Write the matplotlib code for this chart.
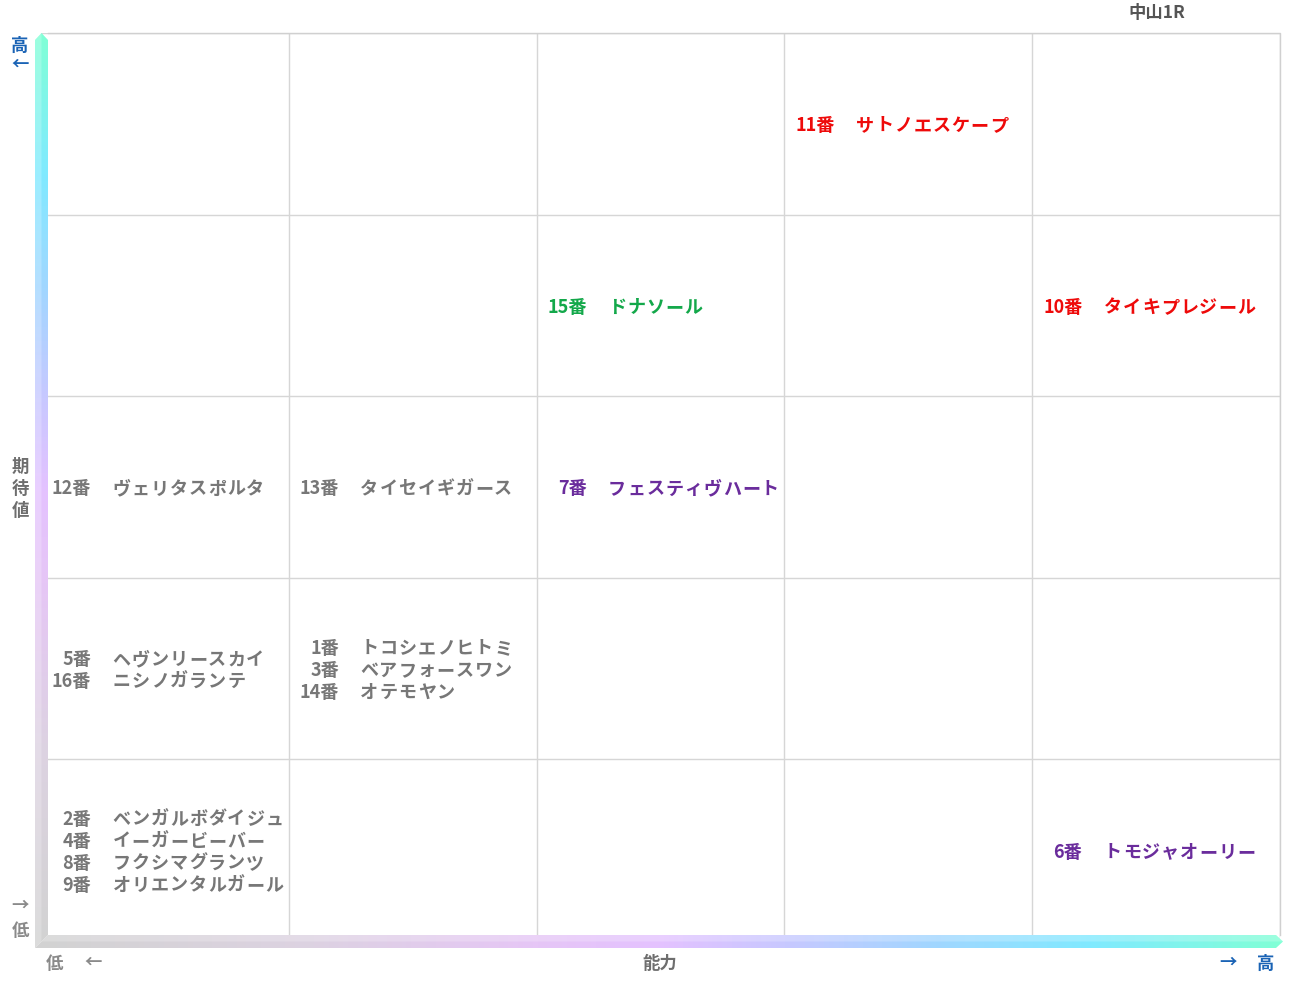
import matplotlib
matplotlib.use("Agg")
import matplotlib.pyplot as plt
import numpy as np
from matplotlib.colors import LinearSegmentedColormap
from matplotlib.patches import Polygon
from matplotlib.transforms import ScaledTranslation

plt.rcParams['font.family'] = ['Noto Sans CJK JP', 'DejaVu Sans']

# ---------------- data ----------------
title = "中山1R"
x_label = "能力"
y_label = "期待値"
low_label = "低"
high_label = "高"
n_levels = 5

horse_numbers = [11, 15, 10, 12, 13, 7, 5, 16, 1, 3, 14, 2, 4, 8, 9, 6]
horse_names = ["サトノエスケープ", "ドナソール", "タイキプレジール", "ヴェリタスポルタ",
               "タイセイギガース", "フェスティヴハート", "ヘヴンリースカイ", "ニシノガランテ",
               "トコシエノヒトミ", "ベアフォースワン", "オテモヤン", "ベンガルボダイジュ",
               "イーガービーバー", "フクシマグランツ", "オリエンタルガール", "トモジャオーリー"]
ability = [3, 2, 4, 0, 1, 2, 0, 0, 1, 1, 1, 0, 0, 0, 0, 4]      # column 0..4 (low -> high)
expectation = [4, 3, 3, 2, 2, 2, 1, 1, 1, 1, 1, 0, 0, 0, 0, 0]  # row 0..4 (low -> high)
mark = ["red", "green", "red", "gray", "gray", "purple", "gray", "gray",
        "gray", "gray", "gray", "gray", "gray", "gray", "gray", "purple"]

mark_colors = {"red": "#ee0a0a", "green": "#13a84a", "purple": "#6a2c9c", "gray": "#777777"}

# ---------------- figure ----------------
W, H, DPI = 1291, 983, 100
fig = plt.figure(figsize=(W / DPI, H / DPI), dpi=DPI)
fig.patch.set_facecolor("white")

gl, gr, gt, gb = 41, 1280, 33, 941
ax = fig.add_axes([gl / W, (H - gb) / H, (gr - gl) / W, (gb - gt) / H])
ax.set_xlim(0, n_levels)
ax.set_ylim(0, n_levels)
ax.set_xticks([])
ax.set_yticks([])
for s in ax.spines.values():
    s.set_visible(False)
for k in range(1, n_levels + 1):
    ax.axvline(k, color="#d6d6d6", lw=1.0)
    ax.axhline(k, color="#d6d6d6", lw=1.0)

def px(dx, dy):
    return ScaledTranslation(dx / DPI, -dy / DPI, fig.dpi_scale_trans)

# group by cell
cells = {}
for i in range(len(horse_numbers)):
    cells.setdefault((ability[i], expectation[i]), []).append(i)

fs = 13.0
line_h = 22
pitch = 19.1
for (c, r), idx in cells.items():
    idx = sorted(idx, key=lambda j: horse_numbers[j])
    n = len(idx)
    for k, j in enumerate(idx):
        dy = (k - (n - 1) / 2) * line_h + 2
        col = mark_colors[mark[j]]
        ax.text(c, r + 0.5, f"{horse_numbers[j]}番", ha="right", va="center",
                fontsize=fs, fontweight="bold", color=col,
                transform=ax.transData + px(50, dy))
        for m, ch in enumerate(horse_names[j]):
            ax.text(c, r + 0.5, ch, ha="center", va="center",
                    fontsize=fs, fontweight="bold", color=col,
                    transform=ax.transData + px(71 + pitch * (m + 0.5), dy))

# ---------------- overlay: gradient axis bars and labels ----------------
ov = fig.add_axes([0, 0, 1, 1], zorder=5)
ov.set_xlim(0, W)
ov.set_ylim(H, 0)
ov.axis("off")
ov.patch.set_alpha(0)

cmap = LinearSegmentedColormap.from_list("axisgrad", [
    (0.00, "#d2d2d2"), (0.22, "#ddd2e2"), (0.40, "#e6c6f6"), (0.50, "#e4c2ff"),
    (0.60, "#c8c8ff"), (0.72, "#a2d6ff"), (0.85, "#80eaff"), (1.00, "#80ffd6")])

grad = np.linspace(0, 1, 256)

# vertical bar
vpoly = Polygon([(35, 40), (41.5, 33), (48, 40), (48, 935), (35, 948)], closed=True,
                facecolor="none", edgecolor="none")
ov.add_patch(vpoly)
im = ov.imshow(grad[:, None], cmap=cmap, aspect="auto", extent=(35, 48, 948, 33),
               origin="lower", interpolation="bilinear")
im.set_clip_path(vpoly)
ov.add_patch(Polygon([(35, 40), (41.5, 33), (41.5, 941.5), (35, 948)], closed=True,
                     facecolor="white", alpha=0.22, edgecolor="none"))

# horizontal bar
hpoly = Polygon([(35, 948), (48, 935), (1276, 935), (1283, 941.5), (1276, 948)], closed=True,
                facecolor="none", edgecolor="none")
ov.add_patch(hpoly)
im2 = ov.imshow(grad[None, :], cmap=cmap, aspect="auto", extent=(35, 1283, 948, 935),
                origin="upper", interpolation="bilinear")
im2.set_clip_path(hpoly)
ov.add_patch(Polygon([(41.5, 941.5), (48, 935), (1276, 935), (1283, 941.5)], closed=True,
                     facecolor="white", alpha=0.22, edgecolor="none"))

ov.set_xlim(0, W)
ov.set_ylim(H, 0)

# outer border (top/right)
ov.plot([48, 1280, 1280], [33, 33, 935], color="#d0d0d0", lw=1.0)

blue = "#1a63b5"
gray_lab = "#6e6e6e"
lab_fs = 12.5
ov.text(20, 46, high_label, ha="center", va="center", fontsize=lab_fs, fontweight="bold", color=blue)
ov.text(20, 65, "←", ha="center", va="center", fontsize=lab_fs, fontweight="bold", color=blue)
for k, ch in enumerate(y_label):
    ov.text(20, 467 + 22 * k, ch, ha="center", va="center", fontsize=lab_fs,
            fontweight="bold", color=gray_lab)
ov.text(20, 906, "→", ha="center", va="center", fontsize=lab_fs, fontweight="bold", color="#8a8a8a")
ov.text(20, 931, low_label, ha="center", va="center", fontsize=lab_fs, fontweight="bold", color="#8a8a8a")
ov.text(54, 964, low_label, ha="center", va="center", fontsize=lab_fs, fontweight="bold", color="#8a8a8a")
ov.text(93, 963, "←", ha="center", va="center", fontsize=lab_fs, fontweight="bold", color="#8a8a8a")
ov.text(660, 964, x_label, ha="center", va="center", fontsize=lab_fs, fontweight="bold", color=gray_lab)
ov.text(1228, 963, "→", ha="center", va="center", fontsize=lab_fs, fontweight="bold", color=blue)
ov.text(1266, 964, high_label, ha="center", va="center", fontsize=lab_fs, fontweight="bold", color=blue)
ov.text(1157, 13, title, ha="center", va="center", fontsize=lab_fs, fontweight="bold", color="#555555")

fig.savefig("out.png", dpi=DPI, facecolor="white")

-- What this task involves --
Using the listing, copy every line where the word "matplotlib" shows up.

-- Correct result --
Write the matplotlib code for this chart.
import matplotlib
matplotlib.use("Agg")
import matplotlib.pyplot as plt
from matplotlib.colors import LinearSegmentedColormap
from matplotlib.patches import Polygon
from matplotlib.transforms import ScaledTranslation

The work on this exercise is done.